The look-up table is the simple and commonly used approach. Alternatively, a mathematical expression of the curve in FIG. 3, (i.e., speed=function(PCR)), can be used to calculate the speed according to the input PCR.
FIG. 3 is a diagram of simulation results using the method of FIG. 1 in accordance with the present invention. FIG. 3 shows the relationship between the Doppler speed value and the probability of phase change in equation (4), i.e., a PCR. The symbol rate is 15 kHz in the simulation. Of course, those of skill in the art would realize that this symbol rate is just an example. Two symbols for phase change rate calculation are separated by 10 symbols (m=10), 20 symbols (m=20) and 30 symbols (m=30), respectively. The signal-to-noise ratio (SNR) is 0 dB. For each m, a different curve is achieved. For each curve, the measured PCR value can be used to obtain a Doppler speed value as a Doppler estimate. The parameter “m” is a design parameter. For small m, such as m=10, the Doppler speed estimate can be larger than 250 km/hr, but the resolution is low. For large m, such as m=30, the Doppler speed estimate can be limited to 150 km/hr but the resolution is high.
Although the features and elements of the present invention are described in the preferred embodiments in particular combinations, each feature or element can be used alone without the other features and elements of the preferred embodiments or in various combinations with or without other features and elements of the present invention.

Claims

1. A method for estimating Doppler speed in wireless communications, the method comprising:

receiving signals;

generating samples of the signals;

calculating a phase change rate (PCR) of the samples; and

calculating a Doppler speed value from the PCR.

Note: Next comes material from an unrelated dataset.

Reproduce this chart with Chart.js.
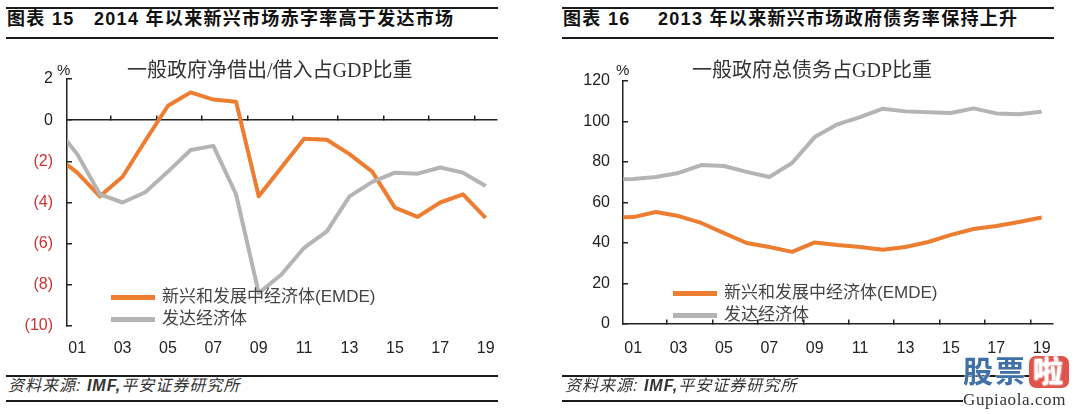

2. The method of claim 1 wherein said calculating step uses a look-up table.

3. The method of claim 1 further comprising a step of removing pilot and data information from the samples.

4. The method of claim 1 wherein the Doppler speed value is calculated by using a mapping function.

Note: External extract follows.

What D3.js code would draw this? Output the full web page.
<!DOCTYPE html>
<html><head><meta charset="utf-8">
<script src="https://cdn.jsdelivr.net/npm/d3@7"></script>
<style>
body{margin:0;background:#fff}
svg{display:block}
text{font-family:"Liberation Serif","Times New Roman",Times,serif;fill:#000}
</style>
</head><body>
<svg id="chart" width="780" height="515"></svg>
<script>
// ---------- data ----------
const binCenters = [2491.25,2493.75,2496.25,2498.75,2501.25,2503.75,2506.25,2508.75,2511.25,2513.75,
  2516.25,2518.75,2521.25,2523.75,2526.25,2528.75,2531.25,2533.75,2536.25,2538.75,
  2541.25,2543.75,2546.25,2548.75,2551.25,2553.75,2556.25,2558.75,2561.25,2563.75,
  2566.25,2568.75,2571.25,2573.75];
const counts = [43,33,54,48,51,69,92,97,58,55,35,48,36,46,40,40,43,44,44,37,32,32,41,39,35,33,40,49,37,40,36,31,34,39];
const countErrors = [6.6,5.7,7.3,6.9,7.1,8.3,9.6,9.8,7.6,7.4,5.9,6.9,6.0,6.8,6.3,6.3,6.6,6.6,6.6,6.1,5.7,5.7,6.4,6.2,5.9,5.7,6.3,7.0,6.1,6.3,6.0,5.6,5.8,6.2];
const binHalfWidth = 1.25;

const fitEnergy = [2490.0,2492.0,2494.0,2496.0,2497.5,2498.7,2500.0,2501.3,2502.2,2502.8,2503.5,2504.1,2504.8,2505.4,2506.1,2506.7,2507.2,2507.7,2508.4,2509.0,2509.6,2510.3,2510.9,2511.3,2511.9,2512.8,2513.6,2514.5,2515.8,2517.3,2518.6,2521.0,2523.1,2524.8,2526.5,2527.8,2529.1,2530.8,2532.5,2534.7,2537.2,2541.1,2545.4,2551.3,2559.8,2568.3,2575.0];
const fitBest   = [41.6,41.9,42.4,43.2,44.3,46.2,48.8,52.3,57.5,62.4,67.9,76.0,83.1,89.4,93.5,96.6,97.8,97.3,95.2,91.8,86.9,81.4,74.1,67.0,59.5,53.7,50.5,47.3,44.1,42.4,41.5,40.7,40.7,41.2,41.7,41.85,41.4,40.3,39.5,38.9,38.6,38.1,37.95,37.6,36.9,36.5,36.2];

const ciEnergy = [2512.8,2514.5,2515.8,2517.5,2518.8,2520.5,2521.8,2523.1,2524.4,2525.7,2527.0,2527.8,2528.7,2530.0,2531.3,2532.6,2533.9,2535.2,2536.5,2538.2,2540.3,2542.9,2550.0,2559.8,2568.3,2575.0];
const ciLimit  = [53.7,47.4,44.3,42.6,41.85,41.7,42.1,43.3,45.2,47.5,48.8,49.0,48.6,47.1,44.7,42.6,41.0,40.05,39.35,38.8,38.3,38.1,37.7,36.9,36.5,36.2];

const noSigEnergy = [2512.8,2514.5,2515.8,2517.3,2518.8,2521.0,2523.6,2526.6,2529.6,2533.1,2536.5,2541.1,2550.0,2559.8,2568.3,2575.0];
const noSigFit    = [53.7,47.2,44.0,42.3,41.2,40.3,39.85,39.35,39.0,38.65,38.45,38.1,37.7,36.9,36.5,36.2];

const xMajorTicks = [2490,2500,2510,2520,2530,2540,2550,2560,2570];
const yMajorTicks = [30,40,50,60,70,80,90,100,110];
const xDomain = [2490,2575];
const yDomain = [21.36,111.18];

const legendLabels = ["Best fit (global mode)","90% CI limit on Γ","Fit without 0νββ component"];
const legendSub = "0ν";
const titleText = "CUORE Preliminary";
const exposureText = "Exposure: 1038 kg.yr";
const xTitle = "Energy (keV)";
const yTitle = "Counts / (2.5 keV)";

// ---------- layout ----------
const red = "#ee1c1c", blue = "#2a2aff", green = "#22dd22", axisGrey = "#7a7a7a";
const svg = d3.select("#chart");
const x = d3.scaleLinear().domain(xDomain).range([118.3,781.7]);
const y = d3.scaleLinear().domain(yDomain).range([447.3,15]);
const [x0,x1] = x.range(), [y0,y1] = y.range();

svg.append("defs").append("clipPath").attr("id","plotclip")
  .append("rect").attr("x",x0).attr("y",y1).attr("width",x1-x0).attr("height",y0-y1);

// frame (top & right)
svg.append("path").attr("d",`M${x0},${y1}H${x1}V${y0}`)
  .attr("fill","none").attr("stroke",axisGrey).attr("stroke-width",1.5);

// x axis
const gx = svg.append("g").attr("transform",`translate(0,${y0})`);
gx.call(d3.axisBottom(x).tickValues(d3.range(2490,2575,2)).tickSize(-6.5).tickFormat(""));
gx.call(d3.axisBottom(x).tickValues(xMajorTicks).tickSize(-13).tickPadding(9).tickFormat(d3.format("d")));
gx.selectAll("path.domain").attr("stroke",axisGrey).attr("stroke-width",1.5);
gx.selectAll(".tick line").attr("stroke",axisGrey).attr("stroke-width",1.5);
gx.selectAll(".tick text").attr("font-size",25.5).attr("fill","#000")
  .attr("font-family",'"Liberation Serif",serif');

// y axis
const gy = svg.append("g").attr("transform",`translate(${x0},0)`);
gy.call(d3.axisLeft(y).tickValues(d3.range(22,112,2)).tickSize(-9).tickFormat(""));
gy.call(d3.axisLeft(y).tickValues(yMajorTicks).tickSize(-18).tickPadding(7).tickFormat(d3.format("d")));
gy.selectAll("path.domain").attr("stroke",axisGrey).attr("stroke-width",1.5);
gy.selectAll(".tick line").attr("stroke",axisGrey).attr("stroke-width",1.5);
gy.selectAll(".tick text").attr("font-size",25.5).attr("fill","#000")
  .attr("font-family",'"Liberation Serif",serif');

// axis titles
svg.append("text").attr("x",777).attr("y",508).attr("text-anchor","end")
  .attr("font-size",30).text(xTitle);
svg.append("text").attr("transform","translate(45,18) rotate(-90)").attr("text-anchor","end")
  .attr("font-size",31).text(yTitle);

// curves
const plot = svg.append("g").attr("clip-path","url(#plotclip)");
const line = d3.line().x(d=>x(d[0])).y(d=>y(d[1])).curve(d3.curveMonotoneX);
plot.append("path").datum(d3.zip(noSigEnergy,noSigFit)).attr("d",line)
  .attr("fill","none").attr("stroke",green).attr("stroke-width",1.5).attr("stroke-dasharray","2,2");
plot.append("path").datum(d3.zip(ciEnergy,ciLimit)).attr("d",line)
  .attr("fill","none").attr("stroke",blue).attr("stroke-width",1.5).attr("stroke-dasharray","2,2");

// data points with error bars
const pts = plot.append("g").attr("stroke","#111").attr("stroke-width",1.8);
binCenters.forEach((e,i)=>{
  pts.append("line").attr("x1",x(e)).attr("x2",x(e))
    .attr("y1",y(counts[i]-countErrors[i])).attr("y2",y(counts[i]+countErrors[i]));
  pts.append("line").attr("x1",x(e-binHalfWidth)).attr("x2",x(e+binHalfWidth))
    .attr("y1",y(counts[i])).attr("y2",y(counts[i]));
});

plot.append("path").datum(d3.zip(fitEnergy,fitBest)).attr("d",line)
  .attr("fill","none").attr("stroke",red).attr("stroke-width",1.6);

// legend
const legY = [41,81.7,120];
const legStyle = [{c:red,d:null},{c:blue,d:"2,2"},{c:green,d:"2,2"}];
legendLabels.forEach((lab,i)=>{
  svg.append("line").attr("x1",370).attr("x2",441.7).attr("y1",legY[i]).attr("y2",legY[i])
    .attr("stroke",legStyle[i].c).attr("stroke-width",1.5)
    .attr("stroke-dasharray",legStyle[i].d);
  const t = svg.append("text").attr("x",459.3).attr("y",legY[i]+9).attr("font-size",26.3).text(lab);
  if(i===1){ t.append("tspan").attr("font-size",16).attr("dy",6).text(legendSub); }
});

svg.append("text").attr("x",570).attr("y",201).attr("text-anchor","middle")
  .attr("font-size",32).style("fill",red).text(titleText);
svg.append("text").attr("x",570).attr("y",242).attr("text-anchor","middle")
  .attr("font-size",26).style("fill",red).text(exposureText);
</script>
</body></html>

5. The method of claim 1 wherein two samples separated by a predetermined number of samples are measured to calculate the PCR.

6. The method of claim 1 wherein the PCR is calculated by measuring a probability of phase change between two samples separated by a predetermined number of samples within a predetermined range.

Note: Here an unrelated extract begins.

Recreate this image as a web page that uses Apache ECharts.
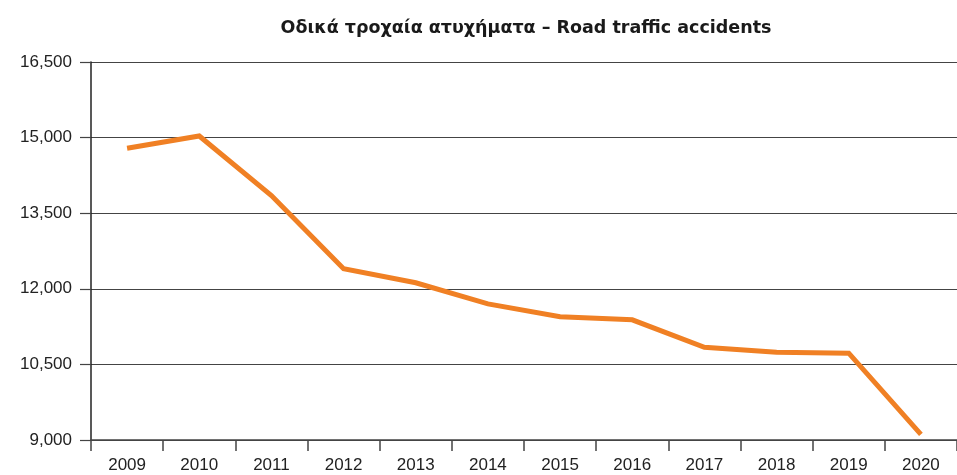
<!DOCTYPE html>
<html>
<head>
<meta charset="utf-8">
<script src="https://cdn.jsdelivr.net/npm/echarts@6/dist/echarts.min.js"></script>
<style>
  html, body { margin: 0; padding: 0; background: #ffffff; }
  #chart { width: 957px; height: 475px; }
</style>
</head>
<body>
<div id="chart"></div>
<script>
// Road traffic accidents per year
const years = ['2009', '2010', '2011', '2012', '2013', '2014', '2015', '2016', '2017', '2018', '2019', '2020'];
const accidents = [14789, 15032, 13849, 12398, 12120, 11700, 11445, 11385, 10840, 10740, 10722, 9110];
const yMin = 9000;
const yMax = 16500;
const yStep = 1500;

const chart = echarts.init(document.getElementById('chart'), null, { renderer: 'canvas' });

const fontFamily = '"Liberation Sans", Arial, Helvetica, sans-serif';

chart.setOption({
  animation: false,
  backgroundColor: '#ffffff',
  title: {
    text: 'Οδικά τροχαία ατυχήματα – Road traffic accidents',
    left: 521,
    top: 14,
    textAlign: 'center',
    textStyle: { fontFamily: '"DejaVu Sans", "Liberation Sans", sans-serif', fontSize: 17.5, fontWeight: 'bold', color: '#1a1a1a' }
  },
  grid: { left: 91, right: 0, top: 62, bottom: 35, containLabel: false },
  xAxis: {
    type: 'category',
    data: years,
    boundaryGap: true,
    axisLine: { lineStyle: { color: '#444', width: 1.5 } },
    axisTick: { show: true, length: 11, lineStyle: { color: '#444', width: 1.5 } },
    axisLabel: { fontFamily: fontFamily, fontSize: 17, color: '#222', margin: 17 },
    splitLine: { show: false }
  },
  yAxis: {
    type: 'value',
    min: yMin,
    max: yMax,
    interval: yStep,
    axisLine: { show: true, lineStyle: { color: '#222', width: 1.5 } },
    axisTick: { show: true, length: 11, lineStyle: { color: '#444', width: 1.2 } },
    axisLabel: {
      fontFamily: fontFamily, fontSize: 17, color: '#222', margin: 19,
      formatter: v => v.toLocaleString('en-US')
    },
    splitLine: { show: true, lineStyle: { color: '#444', width: 1.2 } }
  },
  series: [{
    type: 'line',
    data: accidents,
    symbol: 'none',
    lineStyle: { color: '#F08024', width: 5, cap: 'butt', join: 'miter' },
    itemStyle: { color: '#F08024' }
  }]
});
</script>
</body>
</html>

7. The method of claim 6 wherein the predetermined range is 90 degrees.

8. An apparatus for estimating Doppler speed in wireless communications, the apparatus comprising:

a receiver for receiving signals;

a sampler for generating samples of the received signals;

a phase change rate (PCR) measurement unit for measuring PCR of the samples; and

a Doppler speed value calculation unit for calculating a Doppler speed value from the PCR.

9. The apparatus of claim 8 wherein the Doppler speed value calculating unit comprises a look-up table.

10. The apparatus of claim 8 further comprising a pilot/data removal unit for removing pilot or data information from the samples.

11. The apparatus of claim 8 wherein the Doppler speed value calculating unit comprises a mapping functional unit.

12. The apparatus of claim 8 wherein two samples separated by a predetermined number of samples are measured to calculate the PCR.

13. The apparatus of claim 8 wherein the PCR is calculated by measuring a probability of phase change between two samples separated by a predetermined number of samples within a predetermined range.

14. The apparatus of claim 13 wherein the predetermined range is 90 degrees.